Multiple Linear Regression produces a multiple variable linear correlation (the affect of many variables on one variable) plot. For example, a Multiple Linear Regression graph can show how your Effluent BOD is affected by Influent BOD, Clarifier Blanket Height, and MLSS. Whereas Correlation graphs draw a straight line thru the data points, MLR draws a plane thru the n dimensional data points (using the least squares method).
In a cause and effect relationship, the cause is the independent variable that affects the dependent variable. For example, when it rains the plant flow increases. Rainfall is the independent variable and plant flow is the dependent variable.
To create a Multiple Linear Regression Graph:
- Fill in the Start and End dates. Keep in mind that the more data you use, the better the calculations will reflect what actually happens.
- Select the dependent and independent variables, and click View. The graph will then be displayed on the screen which can then be customized (change fonts, colors, line types, etc...). At least 2 independent variables must be selected to create this 3-dimensional graph. A third independent variable may be selected but it will only be used with a constant value. You will be prompted for this value when you view the graph. If more than three independent variables are selected (up to 7 may be used), the equation and the coefficient of correlation will be calculated but no graph will be shown.
The coefficient of correlation is calculated as a measurement of the goodness of fit. The higher the Coefficient, the better the fit (1.0 being a perfect fit).
Start Date: Beginning date of the date range to analyze.
End Date: Ending date of the date range to analyze.
Graph Heading: The main heading for the graph, appears at the top of the graph.
2nd Heading: The subheading for the graph. Appears just below the Graph Heading.
Dependent Variable (Y): Use the variable picker to choose the dependent variable (shown on the Y-Axis). The causes are the independent variables that affect the dependent variable.
Independent Variables: Use the variable picker to choose the independent variables (the variables that affect the Dependent variable)
Lower Limit: Used to filter the data. During analysis, any values less than the lower limit are ignored. If the field is left blank, None displays in the field indicating there is no Lower Limit.
Upper Limit: Used to filter the data. During analysis, any values greater than the upper limit are ignored. If the field is left blank, None displays in the field indicating there is no Upper Limit.
Offset: Indicates the forward difference in days to be used when comparing a value for the independent variable with that of the dependent variable. For example, if the offset is 3 (three) the dependent value of January 25, 1999 would be compared with the independent value of January 22, 1999. Using the Offset, you can do analysis like how yesterdays Rainfall affects today's flow. Leave blank for no offset.
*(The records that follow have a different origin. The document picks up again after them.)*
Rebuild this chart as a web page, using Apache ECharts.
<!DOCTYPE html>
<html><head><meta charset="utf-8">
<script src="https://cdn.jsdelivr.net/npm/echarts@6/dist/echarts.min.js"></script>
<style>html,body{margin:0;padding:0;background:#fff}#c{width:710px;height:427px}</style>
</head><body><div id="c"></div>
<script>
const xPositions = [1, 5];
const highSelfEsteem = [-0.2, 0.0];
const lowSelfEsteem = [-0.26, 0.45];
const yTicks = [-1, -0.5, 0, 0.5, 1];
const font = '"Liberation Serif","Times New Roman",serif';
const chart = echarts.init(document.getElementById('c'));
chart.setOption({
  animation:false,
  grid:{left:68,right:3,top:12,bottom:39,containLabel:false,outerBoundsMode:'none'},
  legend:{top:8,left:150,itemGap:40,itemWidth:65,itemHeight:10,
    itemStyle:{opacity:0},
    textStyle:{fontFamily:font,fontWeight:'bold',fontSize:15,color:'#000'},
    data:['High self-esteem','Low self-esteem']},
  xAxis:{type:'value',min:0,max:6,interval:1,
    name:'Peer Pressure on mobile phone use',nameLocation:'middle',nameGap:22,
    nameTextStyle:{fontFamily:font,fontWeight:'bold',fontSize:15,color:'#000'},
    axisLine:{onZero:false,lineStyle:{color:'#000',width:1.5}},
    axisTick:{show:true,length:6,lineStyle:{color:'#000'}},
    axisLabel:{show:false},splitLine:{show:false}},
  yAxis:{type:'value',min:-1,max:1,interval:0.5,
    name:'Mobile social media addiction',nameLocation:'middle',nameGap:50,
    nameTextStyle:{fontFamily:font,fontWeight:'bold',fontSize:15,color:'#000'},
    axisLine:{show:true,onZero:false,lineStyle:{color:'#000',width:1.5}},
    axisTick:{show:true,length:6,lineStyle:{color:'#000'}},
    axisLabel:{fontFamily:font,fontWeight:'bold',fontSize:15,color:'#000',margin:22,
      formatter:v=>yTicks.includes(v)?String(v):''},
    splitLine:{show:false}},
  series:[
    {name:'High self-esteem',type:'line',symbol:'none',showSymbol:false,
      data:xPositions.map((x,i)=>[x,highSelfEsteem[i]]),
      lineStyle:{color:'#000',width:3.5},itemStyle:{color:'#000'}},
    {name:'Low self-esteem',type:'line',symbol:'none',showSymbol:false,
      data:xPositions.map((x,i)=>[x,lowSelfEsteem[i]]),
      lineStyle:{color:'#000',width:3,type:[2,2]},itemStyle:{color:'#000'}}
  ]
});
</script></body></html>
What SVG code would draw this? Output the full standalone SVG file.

Regression Plane Equation: The equation of the least squares plane. You can use this equation to solve for the Dependent variable (Y). For example, with the equation Y = 346.5572 - 0.2027(V41) - 7.1912(V1) to predict Inf BOD on a day you simply replace V1 and V41 with there values:
V1 - Flow is 2.5
V41 - Inf TSS is 231
therefore Inf BOD is predicted to be: 281.76 (346.5572 - 0.2027(231) - 7.1912(2.5)
Note: You may want to create a calculated variable called Predicted Inf BOD and set the equation equal to your Regression Plane Equation.
Coefficient of Multiple Correlation: Calculated as a measurement of the goodness of fit. The higher the Coefficient, the better the fit (1.0 being a perfect fit).
Used to set a date range
Displays the graph. Up to 3 independent variables can be plotted (the 3rd variable you will be prompted to fix, i.e. set to a constant value). If more than 3 independent variables are chosen, the graph will be not be displayed but the Regression Plane Equation will be calculated to use in predictions.
Closes the graph form.
Calculates the Regression Plane Equation based on the current settings (without displaying the graph). Useful when evaluating more than 3 independent variables.